Omelettes, or frittatas, as they call them in Italy, bring everyone to the table on a weekend morning. You can add any ingredients you like to a frittata. If you have a a bit of salmon left from dinner, don’t fret. Just grab a saucepan and re-heat it with eggs. Mixed with sundried tomatoes and balsamic, this breakfast has quite a kick!

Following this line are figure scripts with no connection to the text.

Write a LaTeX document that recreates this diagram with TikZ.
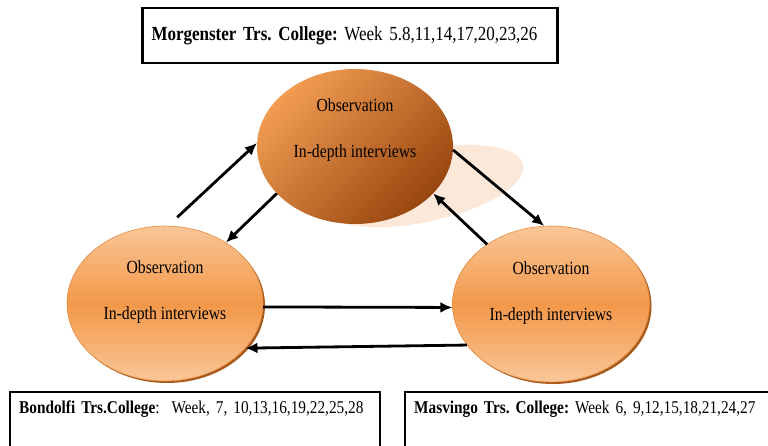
\documentclass[tikz,border=0pt]{standalone}
\usepackage{fontspec}
\setmainfont{Liberation Serif}[FakeStretch=0.85]
\usetikzlibrary{shapes.geometric,arrows.meta}
\definecolor{topL}{HTML}{F29C52}
\definecolor{topD}{HTML}{98460F}
\definecolor{sideL}{HTML}{F9C697}
\definecolor{sideM}{HTML}{F3984A}
\definecolor{rim}{HTML}{E28C42}
\definecolor{shade}{HTML}{A85A1C}
\definecolor{ghost}{HTML}{FCE8D9}
\tikzset{
  site/.style={ellipse, minimum width=196pt, minimum height=155pt, inner sep=0pt, align=center,
    font=\fontsize{18.5}{20}\selectfont},
  sidesite/.style={site, draw=rim, line width=0.6pt, top color=sideL, bottom color=sideL, middle color=sideM,
    text depth=26pt},
  weekbox/.style={draw, line width=2.4pt, rectangle, align=left, anchor=north west, inner sep=9pt,
    font=\fontsize{18}{20}\selectfont},
  arr/.style={line width=2.8pt, -{Latex[length=12pt,width=11pt]}}
}
\begin{document}
\frenchspacing
\begin{tikzpicture}[x=1pt,y=-1pt]
\useasboundingbox (0,0) rectangle (768,445);
\clip (0,0) rectangle (768,445);
\fill[white] (0,0) rectangle (768,445);
% light halo behind the top site
\node[ellipse, fill=ghost, minimum width=205pt, minimum height=72pt, rotate=12] (halo) at (423,186){};
\node[site, top color=topL, bottom color=topD, shading angle=45, text depth=37pt] (top) at (355,146.5)
  {Observation\\[26pt]In-depth interviews};
% side sites with their brown rim
\node[ellipse, fill=shade, minimum width=196pt, minimum height=155pt] (leftrim) at (167,305.5){};
\node[sidesite] (left) at (165,303.5){Observation\\[26pt]In-depth interviews};
\node[ellipse, fill=shade, minimum width=197pt, minimum height=156pt] (rightrim) at (553,306){};
\node[sidesite, minimum width=197pt, minimum height=156pt] (right) at (551,304){Observation\\[26pt]In-depth interviews};
% week boxes
\node[weekbox, minimum width=415pt, minimum height=55pt, anchor=center, text width=397pt, font=\fontsize{20}{22}\selectfont]
  (mor) at (350,35.5){\textbf{Morgenster Trs. College:} Week 5.8,11,14,17,20,23,26};
\node[weekbox, text width=352pt, text depth=60pt] (bon) at (9,391)
  {\textbf{Bondolfi Trs.College}:\ \ Week, 7, 10,13,16,19,22,25,28};
\node[weekbox, text width=380pt, text depth=60pt] (mas) at (404,391)
  {\textbf{Masvingo Trs. College:} Week 6, 9,12,15,18,21,24,27};
% exchanges
\draw[arr] ([yshift=9pt]left.81) -- (top.178);
\draw[arr] (top.211) -- (left.45);
\draw[arr] (top.-2) -- (right.95);
\draw[arr] (right.137) -- (top.329);
\draw[arr] (left.-2) -- (right.182);
\draw[arr] (right.206) -- (left.-29);
\end{tikzpicture}
\end{document}
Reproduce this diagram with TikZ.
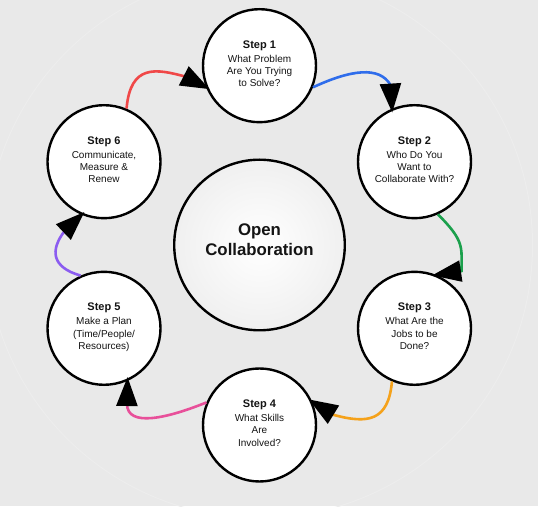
\documentclass[tikz,border=0pt]{standalone}
\usepackage{fontspec}
\setmainfont{Liberation Sans}
\usetikzlibrary{arrows.meta}
\definecolor{bgc}{HTML}{E9E9E9}
\definecolor{ringc}{HTML}{EDEDED}
\definecolor{txtc}{HTML}{141414}
\definecolor{redc}{HTML}{F04848}
\definecolor{bluec}{HTML}{2F6DEB}
\definecolor{greenc}{HTML}{1BA04C}
\definecolor{orangec}{HTML}{F5A21B}
\definecolor{pinkc}{HTML}{E8509A}
\definecolor{purplec}{HTML}{8B5CF0}
\newcommand\steptitle[1]{{\bfseries\fontsize{11}{13}\selectfont #1}\\[1.8pt]}
\newcommand\steppad{\\[-8.3pt]\mbox{}}
\begin{document}
\begin{tikzpicture}[x=1pt,y=1pt,
  stepnode/.style={circle,draw=black,line width=2.4pt,fill=white,minimum size=113pt,
    inner sep=0pt,align=center,text=txtc,font=\fontsize{10}{12.3}\selectfont},
  hubnode/.style={circle,draw=black,line width=2.4pt,inner color=white,outer color=black!6,
    minimum size=170.6pt,inner sep=0pt,align=center,text=txtc,font=\bfseries\fontsize{16.8}{20.7}\selectfont},
  flow/.style={line width=2.6pt,shorten >=-4pt,-{Triangle[length=29pt,width=21pt,color=black]}}]
\useasboundingbox (0,0) rectangle (538,506);
\fill[bgc] (0,0) rectangle (538,506);
\begin{scope}
\clip (0,0) rectangle (538,506);
\node[hubnode] (hub) at (259.5,261) {Open\\Collaboration\\[-9.7pt]\mbox{}};
\draw[ringc,line width=1pt] (hub.center) circle[radius=273];
\end{scope}
\node[stepnode] (s1) at (259.5,440.3) {\steptitle{Step 1}What Problem\\Are You Trying\\to Solve?\steppad};
\node[stepnode] (s2) at (414.5,344.3) {\steptitle{Step 2}Who Do You\\Want to\\Collaborate With?\steppad};
\node[stepnode] (s3) at (414.5,177.7) {\steptitle{Step 3}What Are the\\Jobs to be\\Done?\steppad};
\node[stepnode] (s4) at (259.5,81) {\steptitle{Step 4}What Skills\\Are\\Involved?\steppad};
\node[stepnode] (s5) at (104,177.7) {\steptitle{Step 5}Make a Plan\\(Time/People/\\Resources)\steppad};
\node[stepnode] (s6) at (104,344.3) {\steptitle{Step 6}Communicate,\\Measure \&\\Renew\steppad};
\coordinate (rb) at (185,429.5);
\coordinate (bb) at (390.5,421);
\coordinate (gb) at (461.5,235);
\coordinate (ob) at (334,91);
\coordinate (pb) at (127,102.2);
\coordinate (ub) at (65,275.5);
\draw[flow,draw=redc] (s6.67) .. controls +(85:45) and +(165:30) .. (rb) -- (s1.202);
\draw[flow,draw=bluec] (s1.-22) .. controls +(25:42) and +(120:22) .. (bb) -- (s2.113);
\draw[flow,draw=greenc] (s2.-66) .. controls +(-45:38) and +(90:24) .. (gb) -- (s3.68);
\draw[flow,draw=orangec] (s3.247) .. controls +(-95:40) and +(-15:35) .. (ob) -- (s4.24);
\draw[flow,draw=pinkc] (s4.157) .. controls +(202:42) and +(-90:24) .. (pb) -- (s5.-66);
\draw[flow,draw=purplec] (s5.114) .. controls +(164:30) and +(232:25) .. (ub) -- (s6.247);
\end{tikzpicture}
\end{document}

Salmon and Sun-Dried Tomato Frittata
- 4 eggs large
- salt and pepper to taste
- 2 teaspoons extra virgin olive oil
- 1/2 onion chopped
- 4 ounces wild-caught salmon fresh or leftovers can even work, chopped
- 2 sun-dried tomatoes chopped
- 1 teaspoon balsamic vinegar no sugar or caramel color added
- 2 chives chopped, for garnish (optional)
- In a bowl, whisk the four eggs lightly then season with salt and pepper. Set aside.
- Over medium heat, in a saucepan with extra virgin olive oil, sauté the onions until tender, about 4 minutes. Add the salmon and cook three minutes.
- Add the sun-dried tomatoes and eggs. When the bottom part is cooked, flip the frittata to cook the other side. Before serving, drizzle with balsamic vinegar. Garnish with chives if using.